(Material for the task)

⟨

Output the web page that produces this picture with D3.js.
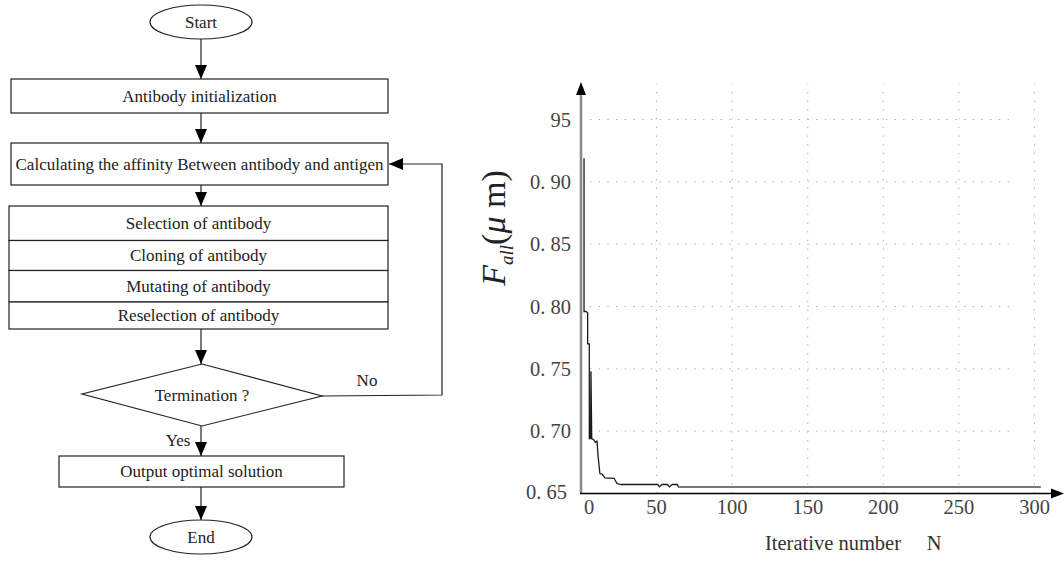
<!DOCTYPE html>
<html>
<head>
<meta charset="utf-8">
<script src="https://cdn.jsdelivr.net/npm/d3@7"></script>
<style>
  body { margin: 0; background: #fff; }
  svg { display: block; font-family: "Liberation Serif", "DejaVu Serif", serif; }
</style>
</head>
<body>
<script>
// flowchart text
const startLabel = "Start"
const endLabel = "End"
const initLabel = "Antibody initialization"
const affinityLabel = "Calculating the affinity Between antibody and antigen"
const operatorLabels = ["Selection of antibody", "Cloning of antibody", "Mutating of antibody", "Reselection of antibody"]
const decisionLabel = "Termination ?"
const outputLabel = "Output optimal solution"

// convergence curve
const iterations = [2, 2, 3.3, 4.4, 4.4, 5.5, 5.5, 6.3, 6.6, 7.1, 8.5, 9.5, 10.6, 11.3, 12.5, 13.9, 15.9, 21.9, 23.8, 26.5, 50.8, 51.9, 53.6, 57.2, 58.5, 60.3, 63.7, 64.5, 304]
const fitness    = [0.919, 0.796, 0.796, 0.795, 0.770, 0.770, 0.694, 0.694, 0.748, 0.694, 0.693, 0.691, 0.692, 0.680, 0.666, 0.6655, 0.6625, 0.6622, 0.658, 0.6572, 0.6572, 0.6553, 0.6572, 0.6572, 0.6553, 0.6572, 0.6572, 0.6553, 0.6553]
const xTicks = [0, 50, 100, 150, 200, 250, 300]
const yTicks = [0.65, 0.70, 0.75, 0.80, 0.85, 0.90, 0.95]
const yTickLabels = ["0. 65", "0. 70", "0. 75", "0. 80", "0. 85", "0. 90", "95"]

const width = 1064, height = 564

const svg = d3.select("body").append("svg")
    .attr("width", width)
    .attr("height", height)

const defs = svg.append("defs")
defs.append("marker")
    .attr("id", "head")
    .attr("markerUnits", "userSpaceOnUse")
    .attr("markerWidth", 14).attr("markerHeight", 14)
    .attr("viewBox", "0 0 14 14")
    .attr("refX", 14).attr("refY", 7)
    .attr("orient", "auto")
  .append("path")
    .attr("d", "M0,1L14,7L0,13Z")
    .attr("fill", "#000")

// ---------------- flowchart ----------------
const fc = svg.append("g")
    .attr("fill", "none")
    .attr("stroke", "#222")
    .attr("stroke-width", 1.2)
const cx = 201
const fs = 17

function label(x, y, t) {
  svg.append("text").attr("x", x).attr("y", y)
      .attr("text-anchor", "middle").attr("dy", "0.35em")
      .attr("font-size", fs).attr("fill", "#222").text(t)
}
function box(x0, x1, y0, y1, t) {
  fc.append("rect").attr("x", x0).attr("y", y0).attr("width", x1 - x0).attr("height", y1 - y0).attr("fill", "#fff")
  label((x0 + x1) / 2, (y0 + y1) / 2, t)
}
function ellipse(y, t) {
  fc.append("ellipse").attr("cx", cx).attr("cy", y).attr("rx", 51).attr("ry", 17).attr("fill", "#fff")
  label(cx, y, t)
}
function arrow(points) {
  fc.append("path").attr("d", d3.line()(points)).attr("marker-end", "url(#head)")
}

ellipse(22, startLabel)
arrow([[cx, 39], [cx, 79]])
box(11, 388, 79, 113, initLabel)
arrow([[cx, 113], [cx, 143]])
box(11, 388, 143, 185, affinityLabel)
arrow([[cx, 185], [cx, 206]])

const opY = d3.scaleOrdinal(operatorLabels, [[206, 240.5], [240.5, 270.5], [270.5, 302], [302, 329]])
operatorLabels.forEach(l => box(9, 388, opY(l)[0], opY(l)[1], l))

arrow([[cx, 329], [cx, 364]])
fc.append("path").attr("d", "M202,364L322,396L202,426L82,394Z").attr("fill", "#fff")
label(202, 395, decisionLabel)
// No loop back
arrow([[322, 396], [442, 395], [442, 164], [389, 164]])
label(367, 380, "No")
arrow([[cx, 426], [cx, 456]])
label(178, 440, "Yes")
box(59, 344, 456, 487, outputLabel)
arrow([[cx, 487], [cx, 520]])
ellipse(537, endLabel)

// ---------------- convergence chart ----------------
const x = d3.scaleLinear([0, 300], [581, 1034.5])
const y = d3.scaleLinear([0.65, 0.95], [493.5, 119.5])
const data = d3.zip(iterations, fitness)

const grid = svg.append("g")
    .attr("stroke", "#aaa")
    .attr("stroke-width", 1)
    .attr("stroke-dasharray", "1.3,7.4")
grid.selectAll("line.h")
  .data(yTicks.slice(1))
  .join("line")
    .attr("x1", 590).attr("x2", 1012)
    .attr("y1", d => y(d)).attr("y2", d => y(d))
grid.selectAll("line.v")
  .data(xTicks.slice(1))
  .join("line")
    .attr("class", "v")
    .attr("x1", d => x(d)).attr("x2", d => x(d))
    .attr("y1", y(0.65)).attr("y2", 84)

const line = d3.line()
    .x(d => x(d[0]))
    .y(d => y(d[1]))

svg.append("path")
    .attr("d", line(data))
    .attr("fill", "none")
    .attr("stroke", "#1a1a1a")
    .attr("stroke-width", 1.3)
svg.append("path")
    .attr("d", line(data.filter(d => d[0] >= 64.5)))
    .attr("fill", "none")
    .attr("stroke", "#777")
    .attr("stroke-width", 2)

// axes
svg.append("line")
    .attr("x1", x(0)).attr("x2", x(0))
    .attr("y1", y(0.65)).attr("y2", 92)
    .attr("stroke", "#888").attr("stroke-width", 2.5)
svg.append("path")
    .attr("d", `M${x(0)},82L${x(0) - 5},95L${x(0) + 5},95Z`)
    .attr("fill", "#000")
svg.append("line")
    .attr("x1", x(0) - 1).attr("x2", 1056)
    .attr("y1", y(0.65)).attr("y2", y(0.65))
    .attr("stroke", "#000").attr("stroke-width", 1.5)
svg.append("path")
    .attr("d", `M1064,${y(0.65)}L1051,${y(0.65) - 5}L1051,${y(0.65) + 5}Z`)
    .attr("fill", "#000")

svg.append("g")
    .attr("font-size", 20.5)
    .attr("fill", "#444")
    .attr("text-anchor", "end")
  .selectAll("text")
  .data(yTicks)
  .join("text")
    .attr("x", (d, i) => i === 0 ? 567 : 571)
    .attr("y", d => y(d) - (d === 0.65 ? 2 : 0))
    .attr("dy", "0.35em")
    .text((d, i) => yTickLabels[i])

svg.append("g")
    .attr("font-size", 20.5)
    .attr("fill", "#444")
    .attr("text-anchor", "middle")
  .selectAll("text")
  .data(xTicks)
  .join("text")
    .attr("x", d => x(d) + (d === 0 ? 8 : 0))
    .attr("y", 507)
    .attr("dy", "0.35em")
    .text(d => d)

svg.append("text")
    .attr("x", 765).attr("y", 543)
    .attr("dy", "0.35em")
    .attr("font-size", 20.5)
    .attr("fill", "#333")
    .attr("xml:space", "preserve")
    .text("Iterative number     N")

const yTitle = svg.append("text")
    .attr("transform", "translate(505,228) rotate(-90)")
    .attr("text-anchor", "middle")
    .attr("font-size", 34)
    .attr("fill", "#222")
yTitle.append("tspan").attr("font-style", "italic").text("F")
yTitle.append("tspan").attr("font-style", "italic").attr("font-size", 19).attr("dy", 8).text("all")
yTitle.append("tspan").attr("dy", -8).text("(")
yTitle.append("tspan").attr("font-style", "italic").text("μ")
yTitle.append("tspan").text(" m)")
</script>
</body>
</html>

⟩
⟨

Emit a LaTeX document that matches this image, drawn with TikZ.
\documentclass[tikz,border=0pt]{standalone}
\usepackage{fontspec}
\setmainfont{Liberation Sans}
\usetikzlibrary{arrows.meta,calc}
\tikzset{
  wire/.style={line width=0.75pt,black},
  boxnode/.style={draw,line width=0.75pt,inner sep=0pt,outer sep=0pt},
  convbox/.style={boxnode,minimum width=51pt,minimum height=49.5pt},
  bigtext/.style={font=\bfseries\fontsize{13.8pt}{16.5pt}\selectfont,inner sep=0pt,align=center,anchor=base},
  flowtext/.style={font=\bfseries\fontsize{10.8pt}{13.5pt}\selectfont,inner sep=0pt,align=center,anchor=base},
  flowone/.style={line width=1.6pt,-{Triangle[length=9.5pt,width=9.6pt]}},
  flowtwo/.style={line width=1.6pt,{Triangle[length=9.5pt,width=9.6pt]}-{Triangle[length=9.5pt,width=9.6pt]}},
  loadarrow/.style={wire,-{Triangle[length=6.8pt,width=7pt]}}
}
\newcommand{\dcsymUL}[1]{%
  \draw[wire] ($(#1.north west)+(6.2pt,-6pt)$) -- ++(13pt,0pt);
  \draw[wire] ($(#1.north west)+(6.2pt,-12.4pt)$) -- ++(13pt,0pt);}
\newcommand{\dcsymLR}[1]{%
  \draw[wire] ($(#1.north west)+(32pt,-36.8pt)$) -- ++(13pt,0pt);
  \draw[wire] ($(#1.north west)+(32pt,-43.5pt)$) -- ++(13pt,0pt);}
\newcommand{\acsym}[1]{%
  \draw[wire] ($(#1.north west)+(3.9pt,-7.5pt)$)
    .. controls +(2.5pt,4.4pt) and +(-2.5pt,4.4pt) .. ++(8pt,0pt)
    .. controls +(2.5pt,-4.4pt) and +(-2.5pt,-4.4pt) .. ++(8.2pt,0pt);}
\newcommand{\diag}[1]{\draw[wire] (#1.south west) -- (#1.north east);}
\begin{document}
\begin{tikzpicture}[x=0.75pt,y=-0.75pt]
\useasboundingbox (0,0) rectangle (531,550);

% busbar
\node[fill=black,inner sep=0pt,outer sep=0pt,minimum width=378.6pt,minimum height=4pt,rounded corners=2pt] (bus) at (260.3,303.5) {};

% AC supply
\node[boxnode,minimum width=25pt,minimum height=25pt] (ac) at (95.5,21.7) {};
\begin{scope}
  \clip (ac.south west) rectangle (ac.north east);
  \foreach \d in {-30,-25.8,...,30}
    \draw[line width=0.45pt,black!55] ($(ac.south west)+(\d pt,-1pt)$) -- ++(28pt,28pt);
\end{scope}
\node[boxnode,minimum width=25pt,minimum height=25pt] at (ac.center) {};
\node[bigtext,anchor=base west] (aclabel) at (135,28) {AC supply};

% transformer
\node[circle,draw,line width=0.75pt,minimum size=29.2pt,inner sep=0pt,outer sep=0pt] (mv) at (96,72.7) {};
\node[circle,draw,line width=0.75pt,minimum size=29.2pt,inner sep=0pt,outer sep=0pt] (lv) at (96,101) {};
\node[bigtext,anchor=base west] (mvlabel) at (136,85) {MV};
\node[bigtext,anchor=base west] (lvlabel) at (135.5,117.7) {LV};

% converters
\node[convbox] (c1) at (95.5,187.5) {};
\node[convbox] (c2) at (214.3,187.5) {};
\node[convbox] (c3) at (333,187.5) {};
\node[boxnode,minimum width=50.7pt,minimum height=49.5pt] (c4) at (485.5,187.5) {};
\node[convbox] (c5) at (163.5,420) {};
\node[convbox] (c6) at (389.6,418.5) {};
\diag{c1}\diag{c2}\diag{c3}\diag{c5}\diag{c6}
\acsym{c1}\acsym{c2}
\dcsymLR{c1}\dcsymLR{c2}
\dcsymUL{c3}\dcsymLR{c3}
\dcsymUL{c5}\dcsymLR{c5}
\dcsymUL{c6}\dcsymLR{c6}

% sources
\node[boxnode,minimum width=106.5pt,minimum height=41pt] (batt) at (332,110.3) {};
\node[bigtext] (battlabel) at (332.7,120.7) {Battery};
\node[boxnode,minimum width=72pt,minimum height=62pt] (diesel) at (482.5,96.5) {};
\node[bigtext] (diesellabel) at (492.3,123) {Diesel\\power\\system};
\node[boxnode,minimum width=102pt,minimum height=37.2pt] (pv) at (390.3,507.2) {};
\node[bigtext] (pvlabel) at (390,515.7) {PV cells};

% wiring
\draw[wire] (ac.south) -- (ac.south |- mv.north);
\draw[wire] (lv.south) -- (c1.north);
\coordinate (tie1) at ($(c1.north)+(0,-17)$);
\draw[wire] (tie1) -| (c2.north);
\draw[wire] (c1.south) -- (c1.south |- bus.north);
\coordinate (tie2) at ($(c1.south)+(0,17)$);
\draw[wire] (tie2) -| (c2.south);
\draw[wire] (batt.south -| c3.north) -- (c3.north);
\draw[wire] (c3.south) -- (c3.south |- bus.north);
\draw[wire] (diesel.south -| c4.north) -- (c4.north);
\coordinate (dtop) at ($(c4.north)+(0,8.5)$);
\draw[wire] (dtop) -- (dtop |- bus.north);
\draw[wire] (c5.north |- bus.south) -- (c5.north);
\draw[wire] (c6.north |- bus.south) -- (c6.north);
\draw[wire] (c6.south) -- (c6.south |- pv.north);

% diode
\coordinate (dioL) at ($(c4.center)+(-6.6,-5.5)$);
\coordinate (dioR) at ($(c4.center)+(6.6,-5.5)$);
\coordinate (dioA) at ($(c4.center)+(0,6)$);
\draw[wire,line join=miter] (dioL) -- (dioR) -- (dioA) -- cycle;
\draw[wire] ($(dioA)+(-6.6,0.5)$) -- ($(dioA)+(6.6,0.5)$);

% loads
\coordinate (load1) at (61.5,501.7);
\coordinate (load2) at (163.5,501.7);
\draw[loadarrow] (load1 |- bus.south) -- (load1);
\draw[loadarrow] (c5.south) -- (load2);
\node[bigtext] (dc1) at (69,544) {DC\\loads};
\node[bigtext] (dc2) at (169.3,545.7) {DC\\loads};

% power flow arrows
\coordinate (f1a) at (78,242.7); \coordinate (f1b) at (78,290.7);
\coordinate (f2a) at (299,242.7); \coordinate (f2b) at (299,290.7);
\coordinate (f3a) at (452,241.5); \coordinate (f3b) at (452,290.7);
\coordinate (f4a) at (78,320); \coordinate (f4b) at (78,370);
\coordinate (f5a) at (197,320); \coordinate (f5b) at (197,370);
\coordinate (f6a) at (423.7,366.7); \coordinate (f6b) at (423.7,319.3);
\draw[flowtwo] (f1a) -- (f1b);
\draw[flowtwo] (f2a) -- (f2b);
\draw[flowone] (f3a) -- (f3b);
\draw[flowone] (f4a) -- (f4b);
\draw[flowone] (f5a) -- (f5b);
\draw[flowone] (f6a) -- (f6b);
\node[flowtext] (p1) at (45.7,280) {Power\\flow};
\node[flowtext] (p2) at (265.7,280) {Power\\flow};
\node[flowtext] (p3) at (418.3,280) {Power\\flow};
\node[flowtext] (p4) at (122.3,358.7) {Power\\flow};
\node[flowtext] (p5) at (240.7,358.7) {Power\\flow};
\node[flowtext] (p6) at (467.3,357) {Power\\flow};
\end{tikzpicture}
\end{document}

⟩
⟨

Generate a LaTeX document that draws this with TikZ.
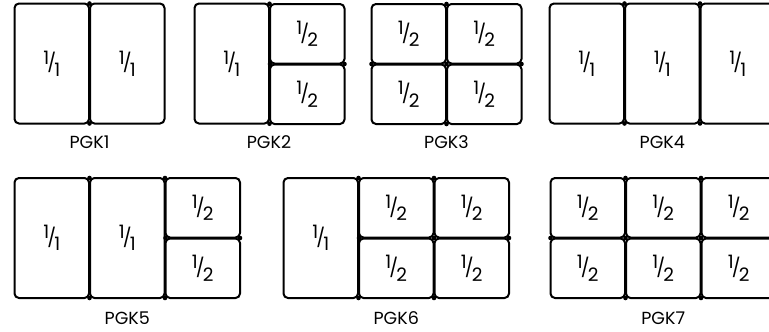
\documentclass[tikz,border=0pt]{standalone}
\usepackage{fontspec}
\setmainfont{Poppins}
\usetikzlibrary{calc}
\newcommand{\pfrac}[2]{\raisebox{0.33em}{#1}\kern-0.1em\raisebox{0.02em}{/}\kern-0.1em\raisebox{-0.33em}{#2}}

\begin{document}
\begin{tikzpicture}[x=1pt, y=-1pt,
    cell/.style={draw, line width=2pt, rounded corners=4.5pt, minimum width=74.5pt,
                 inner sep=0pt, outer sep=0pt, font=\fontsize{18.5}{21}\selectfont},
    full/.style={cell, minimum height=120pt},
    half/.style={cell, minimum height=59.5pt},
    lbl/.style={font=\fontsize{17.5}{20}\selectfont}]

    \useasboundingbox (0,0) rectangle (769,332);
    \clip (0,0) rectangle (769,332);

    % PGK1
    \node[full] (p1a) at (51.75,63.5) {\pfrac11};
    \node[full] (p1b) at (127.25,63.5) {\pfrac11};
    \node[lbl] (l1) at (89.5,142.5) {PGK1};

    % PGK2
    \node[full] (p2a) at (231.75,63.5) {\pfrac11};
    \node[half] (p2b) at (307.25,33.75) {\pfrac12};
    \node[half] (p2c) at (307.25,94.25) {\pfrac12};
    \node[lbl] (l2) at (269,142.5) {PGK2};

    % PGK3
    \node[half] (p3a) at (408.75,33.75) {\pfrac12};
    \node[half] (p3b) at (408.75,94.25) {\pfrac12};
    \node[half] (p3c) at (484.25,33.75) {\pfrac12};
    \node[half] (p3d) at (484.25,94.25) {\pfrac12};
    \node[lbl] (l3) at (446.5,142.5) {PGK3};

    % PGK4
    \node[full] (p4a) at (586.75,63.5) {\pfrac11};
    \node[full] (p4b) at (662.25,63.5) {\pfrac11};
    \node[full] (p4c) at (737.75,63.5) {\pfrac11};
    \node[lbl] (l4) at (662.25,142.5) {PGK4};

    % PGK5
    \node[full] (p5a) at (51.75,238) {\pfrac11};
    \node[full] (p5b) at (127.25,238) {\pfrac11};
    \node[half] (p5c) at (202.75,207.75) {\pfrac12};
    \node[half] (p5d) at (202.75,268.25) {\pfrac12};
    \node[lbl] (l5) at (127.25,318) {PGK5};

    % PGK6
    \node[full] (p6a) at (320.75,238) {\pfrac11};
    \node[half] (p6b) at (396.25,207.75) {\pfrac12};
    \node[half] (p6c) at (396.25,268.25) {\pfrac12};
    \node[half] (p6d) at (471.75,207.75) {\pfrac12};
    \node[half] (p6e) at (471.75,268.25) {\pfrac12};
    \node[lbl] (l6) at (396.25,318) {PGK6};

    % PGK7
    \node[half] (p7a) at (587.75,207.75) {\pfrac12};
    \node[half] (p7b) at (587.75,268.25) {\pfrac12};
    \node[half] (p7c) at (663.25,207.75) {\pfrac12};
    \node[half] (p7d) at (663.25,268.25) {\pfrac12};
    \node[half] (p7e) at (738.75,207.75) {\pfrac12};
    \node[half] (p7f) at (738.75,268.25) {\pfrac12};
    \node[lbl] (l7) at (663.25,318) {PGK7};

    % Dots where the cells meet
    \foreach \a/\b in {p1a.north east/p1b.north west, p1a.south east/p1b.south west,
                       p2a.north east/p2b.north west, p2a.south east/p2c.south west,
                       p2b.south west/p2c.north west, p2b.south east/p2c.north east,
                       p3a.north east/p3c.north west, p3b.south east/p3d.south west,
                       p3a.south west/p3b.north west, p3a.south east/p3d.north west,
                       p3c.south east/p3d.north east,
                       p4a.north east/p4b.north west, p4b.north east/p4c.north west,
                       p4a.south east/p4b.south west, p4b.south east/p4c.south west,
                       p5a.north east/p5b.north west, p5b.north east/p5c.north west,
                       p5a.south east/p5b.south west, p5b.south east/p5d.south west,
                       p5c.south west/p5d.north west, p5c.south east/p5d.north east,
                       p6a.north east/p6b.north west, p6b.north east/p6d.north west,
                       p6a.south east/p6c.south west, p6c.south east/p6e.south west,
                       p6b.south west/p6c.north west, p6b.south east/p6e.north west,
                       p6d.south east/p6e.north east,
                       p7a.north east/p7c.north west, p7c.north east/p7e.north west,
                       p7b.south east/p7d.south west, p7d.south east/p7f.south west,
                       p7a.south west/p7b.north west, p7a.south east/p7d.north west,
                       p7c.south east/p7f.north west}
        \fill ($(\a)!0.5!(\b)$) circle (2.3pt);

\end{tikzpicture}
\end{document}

⟩

(Work to do) Look above for the line with "Generate a LaTeX" and the line with "(l2) at (269,142.5)", then copy exactly the lines from the first through the second, both kept, with no pictures.

(Reply)
Generate a LaTeX document that draws this with TikZ.
\documentclass[tikz,border=0pt]{standalone}
\usepackage{fontspec}
\setmainfont{Poppins}
\usetikzlibrary{calc}
\newcommand{\pfrac}[2]{\raisebox{0.33em}{#1}\kern-0.1em\raisebox{0.02em}{/}\kern-0.1em\raisebox{-0.33em}{#2}}

\begin{document}
\begin{tikzpicture}[x=1pt, y=-1pt,
    cell/.style={draw, line width=2pt, rounded corners=4.5pt, minimum width=74.5pt,
                 inner sep=0pt, outer sep=0pt, font=\fontsize{18.5}{21}\selectfont},
    full/.style={cell, minimum height=120pt},
    half/.style={cell, minimum height=59.5pt},
    lbl/.style={font=\fontsize{17.5}{20}\selectfont}]

    \useasboundingbox (0,0) rectangle (769,332);
    \clip (0,0) rectangle (769,332);

    % PGK1
    \node[full] (p1a) at (51.75,63.5) {\pfrac11};
    \node[full] (p1b) at (127.25,63.5) {\pfrac11};
    \node[lbl] (l1) at (89.5,142.5) {PGK1};

    % PGK2
    \node[full] (p2a) at (231.75,63.5) {\pfrac11};
    \node[half] (p2b) at (307.25,33.75) {\pfrac12};
    \node[half] (p2c) at (307.25,94.25) {\pfrac12};
    \node[lbl] (l2) at (269,142.5) {PGK2};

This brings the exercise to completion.